Fundamentals is our monthly review of global oil data, this is the July 2017 edition.
While the market’s focus remains on crude, it is products that continue to go from strength to strength. East of Suez, product markets have eased somewhat as refineries finally return from extended works, but underlying demand remains solid. West of Suez, despite near-record runs, product stocks continue to draw. For instance, in the US, product stocks excluding ‘other oils’ have drawn by 11.2 mb over the last three weeks at a time when they usually build by 11.4 mb. Even counting ‘other oils’, total US product inventories have declined by nearly 9 mb while the five-year average build for the equivalent three weeks is 16.9 mb. So, the overhang of products has reduced by nearly 26 mb in contrast to the crude overhang, which has fallen by 8.2 mb.

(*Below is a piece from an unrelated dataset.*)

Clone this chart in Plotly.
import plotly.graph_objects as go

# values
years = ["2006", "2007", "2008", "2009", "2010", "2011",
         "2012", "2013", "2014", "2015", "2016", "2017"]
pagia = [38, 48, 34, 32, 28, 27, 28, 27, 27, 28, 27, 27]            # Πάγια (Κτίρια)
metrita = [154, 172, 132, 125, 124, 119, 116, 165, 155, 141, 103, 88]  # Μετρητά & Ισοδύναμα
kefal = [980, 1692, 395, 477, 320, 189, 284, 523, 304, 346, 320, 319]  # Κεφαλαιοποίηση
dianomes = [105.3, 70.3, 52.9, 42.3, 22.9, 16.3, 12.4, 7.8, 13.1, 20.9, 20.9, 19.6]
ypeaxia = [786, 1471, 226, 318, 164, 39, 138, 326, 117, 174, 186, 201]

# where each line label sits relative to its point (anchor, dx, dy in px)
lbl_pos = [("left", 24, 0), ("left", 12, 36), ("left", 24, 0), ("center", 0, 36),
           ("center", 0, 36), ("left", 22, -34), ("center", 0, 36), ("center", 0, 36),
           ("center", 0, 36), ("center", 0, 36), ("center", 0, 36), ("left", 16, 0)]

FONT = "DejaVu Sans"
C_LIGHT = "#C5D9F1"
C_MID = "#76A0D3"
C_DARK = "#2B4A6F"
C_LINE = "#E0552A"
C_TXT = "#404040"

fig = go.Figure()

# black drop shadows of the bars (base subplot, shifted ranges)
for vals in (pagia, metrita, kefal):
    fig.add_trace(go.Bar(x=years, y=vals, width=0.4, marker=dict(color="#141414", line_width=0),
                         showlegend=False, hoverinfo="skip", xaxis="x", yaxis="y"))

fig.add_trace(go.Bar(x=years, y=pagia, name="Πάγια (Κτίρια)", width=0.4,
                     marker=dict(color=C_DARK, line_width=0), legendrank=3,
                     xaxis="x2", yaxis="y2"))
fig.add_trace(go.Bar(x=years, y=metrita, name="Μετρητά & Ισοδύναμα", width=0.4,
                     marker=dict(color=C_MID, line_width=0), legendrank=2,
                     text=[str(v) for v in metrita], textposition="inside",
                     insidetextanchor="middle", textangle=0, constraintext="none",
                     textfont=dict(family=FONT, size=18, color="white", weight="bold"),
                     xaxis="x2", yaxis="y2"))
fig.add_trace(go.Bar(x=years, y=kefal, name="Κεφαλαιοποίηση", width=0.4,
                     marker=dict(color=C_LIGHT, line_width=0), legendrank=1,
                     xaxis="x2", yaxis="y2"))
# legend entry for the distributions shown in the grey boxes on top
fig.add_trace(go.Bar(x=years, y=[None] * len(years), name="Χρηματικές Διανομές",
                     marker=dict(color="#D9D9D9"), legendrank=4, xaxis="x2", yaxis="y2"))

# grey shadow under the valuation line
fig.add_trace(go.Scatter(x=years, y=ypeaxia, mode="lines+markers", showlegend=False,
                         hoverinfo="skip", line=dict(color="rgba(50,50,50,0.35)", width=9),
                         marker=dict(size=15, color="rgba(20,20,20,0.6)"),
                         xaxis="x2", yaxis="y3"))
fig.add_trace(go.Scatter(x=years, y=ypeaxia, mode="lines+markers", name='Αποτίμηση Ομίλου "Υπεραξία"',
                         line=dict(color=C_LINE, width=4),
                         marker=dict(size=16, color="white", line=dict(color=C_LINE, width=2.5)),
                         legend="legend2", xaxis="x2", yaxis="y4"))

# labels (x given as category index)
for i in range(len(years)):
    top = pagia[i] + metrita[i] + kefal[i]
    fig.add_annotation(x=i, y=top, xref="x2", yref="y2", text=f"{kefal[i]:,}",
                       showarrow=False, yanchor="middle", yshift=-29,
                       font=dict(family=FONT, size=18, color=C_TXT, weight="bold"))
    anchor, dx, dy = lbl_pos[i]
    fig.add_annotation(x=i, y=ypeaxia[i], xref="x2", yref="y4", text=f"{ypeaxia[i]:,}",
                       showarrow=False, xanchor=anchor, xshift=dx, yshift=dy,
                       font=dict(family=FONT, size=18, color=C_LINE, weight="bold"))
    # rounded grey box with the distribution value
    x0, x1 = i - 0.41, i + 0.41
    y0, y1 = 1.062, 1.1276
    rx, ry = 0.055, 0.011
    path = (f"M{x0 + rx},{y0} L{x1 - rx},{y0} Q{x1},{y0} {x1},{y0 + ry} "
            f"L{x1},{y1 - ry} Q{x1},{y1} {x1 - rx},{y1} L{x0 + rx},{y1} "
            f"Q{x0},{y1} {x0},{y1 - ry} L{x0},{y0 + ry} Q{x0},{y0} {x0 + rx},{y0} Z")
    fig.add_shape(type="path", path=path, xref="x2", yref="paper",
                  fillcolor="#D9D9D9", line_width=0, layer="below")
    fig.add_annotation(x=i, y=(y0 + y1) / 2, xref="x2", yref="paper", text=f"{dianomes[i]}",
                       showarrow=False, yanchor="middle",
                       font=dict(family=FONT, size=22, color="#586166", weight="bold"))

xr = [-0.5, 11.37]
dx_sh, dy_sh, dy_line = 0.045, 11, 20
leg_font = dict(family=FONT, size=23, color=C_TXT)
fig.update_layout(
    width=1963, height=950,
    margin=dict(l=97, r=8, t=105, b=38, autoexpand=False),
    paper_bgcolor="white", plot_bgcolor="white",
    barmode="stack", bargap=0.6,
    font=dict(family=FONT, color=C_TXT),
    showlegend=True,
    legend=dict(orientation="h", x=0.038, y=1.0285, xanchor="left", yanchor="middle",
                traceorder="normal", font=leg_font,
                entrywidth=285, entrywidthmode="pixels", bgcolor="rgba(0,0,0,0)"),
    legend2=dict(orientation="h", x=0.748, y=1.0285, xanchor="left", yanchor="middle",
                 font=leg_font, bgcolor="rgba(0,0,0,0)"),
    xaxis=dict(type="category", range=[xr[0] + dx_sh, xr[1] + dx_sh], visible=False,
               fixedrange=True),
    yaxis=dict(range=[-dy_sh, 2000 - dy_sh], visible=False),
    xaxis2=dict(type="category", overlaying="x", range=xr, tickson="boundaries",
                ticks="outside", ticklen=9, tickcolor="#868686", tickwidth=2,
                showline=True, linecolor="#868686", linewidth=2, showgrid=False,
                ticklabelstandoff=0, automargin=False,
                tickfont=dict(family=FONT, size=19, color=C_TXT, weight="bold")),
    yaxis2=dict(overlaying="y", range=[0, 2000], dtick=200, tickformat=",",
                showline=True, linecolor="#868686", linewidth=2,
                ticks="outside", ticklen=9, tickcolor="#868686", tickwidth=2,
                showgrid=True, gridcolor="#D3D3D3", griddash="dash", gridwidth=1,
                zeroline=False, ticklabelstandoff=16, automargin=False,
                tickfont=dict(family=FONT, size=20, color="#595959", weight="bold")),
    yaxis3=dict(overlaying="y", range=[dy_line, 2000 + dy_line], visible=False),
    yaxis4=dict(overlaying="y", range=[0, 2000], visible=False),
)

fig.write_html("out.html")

In all, despite 3.6 mb of SPR release, the overhang of total US inventories has declined by 33.7 mb in the last three weeks, led by products.
In Europe, despite European refinery runs being 0.53 mb/d higher y/y, product stocks drew in May, with distillates lower m/m by 14.8 mb and gasoline by 3.6 mb. Distillate stocks were lower y/y for the first time since February 2015 despite high runs. Over the first five months of 2017, European fuel oil stocks fell by nearly 6.5 mb to 75 mb, which is the lowest level on our records going back to 2002. With European fuel oil demand edging higher on strong bunker demand and utility requirements in several countries, forward cover sat at 66 days of supply in May, even tighter than the 82 days of supply logged in May 2016. Overall, we maintain our global stockdraw forecast of close to 1 mb/d across H2 17.

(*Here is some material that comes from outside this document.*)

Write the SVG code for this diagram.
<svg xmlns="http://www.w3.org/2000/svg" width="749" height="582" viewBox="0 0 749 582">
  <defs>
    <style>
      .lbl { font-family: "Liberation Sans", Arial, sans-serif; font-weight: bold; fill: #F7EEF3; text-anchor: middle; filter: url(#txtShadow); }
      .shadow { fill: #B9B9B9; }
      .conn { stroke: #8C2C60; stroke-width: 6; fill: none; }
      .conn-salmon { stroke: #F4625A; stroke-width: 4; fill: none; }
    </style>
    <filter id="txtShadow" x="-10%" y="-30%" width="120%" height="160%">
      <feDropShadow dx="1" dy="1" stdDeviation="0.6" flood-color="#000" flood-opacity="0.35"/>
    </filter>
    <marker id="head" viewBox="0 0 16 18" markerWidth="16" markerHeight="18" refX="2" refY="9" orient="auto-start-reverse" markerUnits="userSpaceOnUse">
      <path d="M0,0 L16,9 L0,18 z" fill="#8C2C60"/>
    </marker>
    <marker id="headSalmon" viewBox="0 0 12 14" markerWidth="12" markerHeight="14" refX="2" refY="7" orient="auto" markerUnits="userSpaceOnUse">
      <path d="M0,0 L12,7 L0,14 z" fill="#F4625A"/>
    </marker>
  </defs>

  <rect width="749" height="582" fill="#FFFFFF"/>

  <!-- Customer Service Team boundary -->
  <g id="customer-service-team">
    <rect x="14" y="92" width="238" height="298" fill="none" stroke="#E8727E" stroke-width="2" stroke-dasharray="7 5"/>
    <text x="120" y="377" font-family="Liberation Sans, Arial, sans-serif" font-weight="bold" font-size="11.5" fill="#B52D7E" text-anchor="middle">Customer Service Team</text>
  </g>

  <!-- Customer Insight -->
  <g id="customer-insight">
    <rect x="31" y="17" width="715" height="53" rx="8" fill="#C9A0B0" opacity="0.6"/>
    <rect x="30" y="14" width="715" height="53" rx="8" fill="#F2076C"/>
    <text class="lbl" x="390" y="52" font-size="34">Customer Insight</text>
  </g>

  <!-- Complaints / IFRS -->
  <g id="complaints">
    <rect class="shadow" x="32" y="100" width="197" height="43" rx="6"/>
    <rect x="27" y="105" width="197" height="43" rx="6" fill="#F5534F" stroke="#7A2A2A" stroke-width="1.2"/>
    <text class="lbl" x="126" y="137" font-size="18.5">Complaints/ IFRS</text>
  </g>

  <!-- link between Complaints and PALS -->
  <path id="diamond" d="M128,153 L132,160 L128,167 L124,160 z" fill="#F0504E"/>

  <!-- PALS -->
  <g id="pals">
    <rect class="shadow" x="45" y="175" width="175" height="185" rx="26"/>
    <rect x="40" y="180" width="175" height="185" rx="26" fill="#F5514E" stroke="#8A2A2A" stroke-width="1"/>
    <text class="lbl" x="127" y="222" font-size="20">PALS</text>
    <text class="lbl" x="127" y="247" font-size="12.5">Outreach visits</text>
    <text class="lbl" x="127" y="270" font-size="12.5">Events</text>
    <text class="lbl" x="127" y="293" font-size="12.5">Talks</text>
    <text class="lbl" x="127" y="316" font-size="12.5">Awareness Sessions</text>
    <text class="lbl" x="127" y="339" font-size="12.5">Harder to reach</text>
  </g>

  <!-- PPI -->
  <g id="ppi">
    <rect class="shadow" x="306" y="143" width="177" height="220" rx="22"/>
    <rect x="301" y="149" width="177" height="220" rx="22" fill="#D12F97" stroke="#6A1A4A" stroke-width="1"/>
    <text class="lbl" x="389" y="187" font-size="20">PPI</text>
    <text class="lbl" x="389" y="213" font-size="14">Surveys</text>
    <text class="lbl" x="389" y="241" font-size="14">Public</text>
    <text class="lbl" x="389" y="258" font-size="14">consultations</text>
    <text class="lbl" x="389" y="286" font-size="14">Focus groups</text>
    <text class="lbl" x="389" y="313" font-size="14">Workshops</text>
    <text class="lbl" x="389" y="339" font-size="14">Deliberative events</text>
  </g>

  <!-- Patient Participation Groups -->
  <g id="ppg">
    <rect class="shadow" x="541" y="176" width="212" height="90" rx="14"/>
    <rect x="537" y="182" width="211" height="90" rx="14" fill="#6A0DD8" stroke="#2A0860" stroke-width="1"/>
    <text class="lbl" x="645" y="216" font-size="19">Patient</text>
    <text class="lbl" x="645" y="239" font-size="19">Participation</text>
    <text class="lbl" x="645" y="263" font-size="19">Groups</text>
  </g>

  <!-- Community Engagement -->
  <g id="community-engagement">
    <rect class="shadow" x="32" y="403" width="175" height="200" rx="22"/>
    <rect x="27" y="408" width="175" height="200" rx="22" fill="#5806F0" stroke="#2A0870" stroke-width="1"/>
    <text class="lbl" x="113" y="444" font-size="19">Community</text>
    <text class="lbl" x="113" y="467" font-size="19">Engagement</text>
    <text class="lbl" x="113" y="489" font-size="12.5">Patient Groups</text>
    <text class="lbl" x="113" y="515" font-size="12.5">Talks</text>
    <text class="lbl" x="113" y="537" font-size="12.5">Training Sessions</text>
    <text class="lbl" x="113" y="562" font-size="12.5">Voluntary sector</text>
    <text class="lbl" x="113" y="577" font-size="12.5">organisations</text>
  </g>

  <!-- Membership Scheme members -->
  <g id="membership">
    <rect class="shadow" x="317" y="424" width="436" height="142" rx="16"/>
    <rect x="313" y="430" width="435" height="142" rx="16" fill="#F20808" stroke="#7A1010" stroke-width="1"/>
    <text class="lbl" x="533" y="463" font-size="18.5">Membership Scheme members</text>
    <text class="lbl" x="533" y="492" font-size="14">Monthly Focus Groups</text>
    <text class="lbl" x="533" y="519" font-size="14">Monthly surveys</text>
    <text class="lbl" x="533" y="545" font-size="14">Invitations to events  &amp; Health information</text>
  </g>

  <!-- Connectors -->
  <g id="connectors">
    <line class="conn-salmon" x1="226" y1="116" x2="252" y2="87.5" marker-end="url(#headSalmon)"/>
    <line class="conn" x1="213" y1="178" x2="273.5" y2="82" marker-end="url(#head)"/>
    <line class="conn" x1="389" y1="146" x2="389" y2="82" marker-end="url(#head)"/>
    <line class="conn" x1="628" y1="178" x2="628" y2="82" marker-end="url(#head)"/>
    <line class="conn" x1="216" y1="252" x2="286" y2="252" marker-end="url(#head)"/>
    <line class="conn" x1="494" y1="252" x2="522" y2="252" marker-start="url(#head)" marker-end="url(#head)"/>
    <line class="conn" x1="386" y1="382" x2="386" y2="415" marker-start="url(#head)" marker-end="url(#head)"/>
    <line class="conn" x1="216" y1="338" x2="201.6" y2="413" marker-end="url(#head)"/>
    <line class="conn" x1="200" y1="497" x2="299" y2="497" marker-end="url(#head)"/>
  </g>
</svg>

As long as crude prices are kept above $50-55 per barrel, and due to OPEC’s inability to keep a lid on exports (although if Saudi Arabia fulfils its promise to keep exports at 6.6 mb/d from August, this may change but we are sceptical), demand will grow rapidly. Indeed, near-final May global demand rose y/y by 2.5 mb/d, the strongest pace since November 2016. In Europe, demand is soaring, led by higher trucking mileage, which is helping to draw down diesel inventories in the region. European May oil demand rebounded strongly and was up y/y by 0.49 mb/d to 15.34 mb/d. April’s demand numbers were also revised upwards by 0.18 mb/d, confirming our suspicion that demand was underreported, just as European March demand was revised higher by over 0.3 mb/d when the April data were published.
Strong demand will ensure lofty refining margins and will ultimately have to pull crude higher. For now, there is still a decent volume of crude overhang to chew through, but it is definitely coming down. As of end-June we estimate that the OECD crude overhang had fallen to 100 mb, although the products overhang was still hefty at over 170 mb. In July, the overhang of crude and products has fallen further. Floating storage has also drawn, by an estimated 6-7 mb last week. In all, we believe the global inventory overhang has likely fallen by 40-45 mb in July so far, with the reduction in products overhang constituting two-thirds of the decline. Still, it is fair to assume that the OECD crude overhang will be below 100 mb by the end of July. While we are not tight yet, OPEC has demand to thank for getting it out—at least marginally—of the quagmire it has gotten itself into.